A la faveur de cette espèce d’artillerie, qui était jusqu’alors inconnue à la Chine, l’empereur força aisément les ennemis dans les endroits où ils s’étaient retranchés ; leur armée fut dissipée, et cette guerre finit par une capitulation qui rétablit la paix, et affermit le prince sur son trône.

L’empereur connût toute l’importance de ce service que le père Verbiest venait de lui rendre ; et la confiance qu’il prit en lui, augmenta de plus en plus. Il l’entretenait souvent avec une familiarité, qui n’est pas ordinaire dans un empereur de la Chine. Il souhaita de l’avoir auprès de sa personne, même dans les plus longs voyages qu’il fit deux fois jusques dans la Tartarie orientale et occidentale. Enfin il voulut qu’il apprît la langue tartare, qui était celle dont il se servait plus volontiers : et pour lui en faciliter l’intelligence, il lui donna un de ses domestiques, qui en possédait toutes les délicatesses. Le Père se rendit en peu de temps si habile dans cette langue, qu’il fut en état de composer une grammaire tartare qu’on a imprimée à Paris, et que tous les ans il donna le calendrier dans les deux langues, la tartare et la chinoise.
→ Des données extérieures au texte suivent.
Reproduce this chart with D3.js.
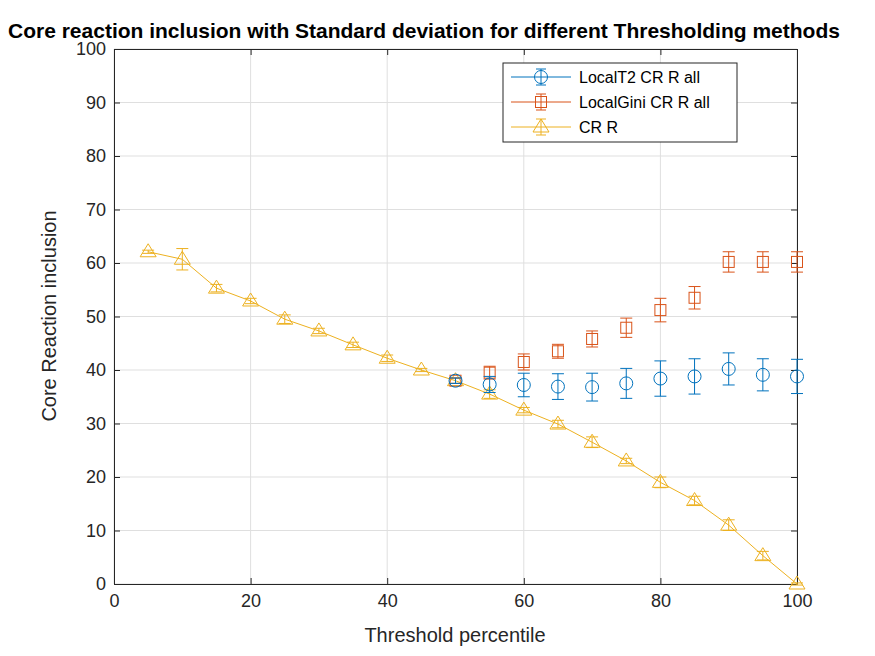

Le père Verbiest ne se soutenait dans tous ces travaux, que par ce zèle ardent dont il brûlait pour la conversion des infidèles. Il gémissait souvent du petit nombre d’ouvriers, qui se trouvaient pour recueillir une moisson, qui devenait tous les jours plus abondante. La mort enlevait les anciens pasteurs, et il ne pouvait les remplacer. Le plus vaste champ s’ouvrait à la prédication de l’Évangile dans la Tartarie, dans le royaume de Corée, dans diverses provinces de la Chine même, où la foi n’avait pu encore pénétrer, et de tous ces endroits on lui demandait des ouvriers : il voyait qu’à l’exemple de l’empereur, les vice-rois et les mandarins comblaient d’amitié ceux qu’ils savaient être du nombre de ses frères, que leurs églises et leurs maisons étaient respectées ; que les portes de ce vaste empire, qui avaient toujours été si rigoureusement fermées aux nations étrangères, étaient ouvertes à des hommes, qui avaient tant de part à la bienveillance du prince. Enfin il était persuadé de cette vérité, dont l’apôtre de l’orient, saint François Xavier, était lui-même convaincu, que si la Chine recevait la religion chrétienne, toutes les nations voisines entraînées par son exemple, briseraient bientôt leurs idoles, et n’auraient nulle peine à recevoir le joug de la foi : et c’est ce que les Japonais répétaient si souvent au grand apôtre, lorsqu’il leur annonçait les vérités de la religion.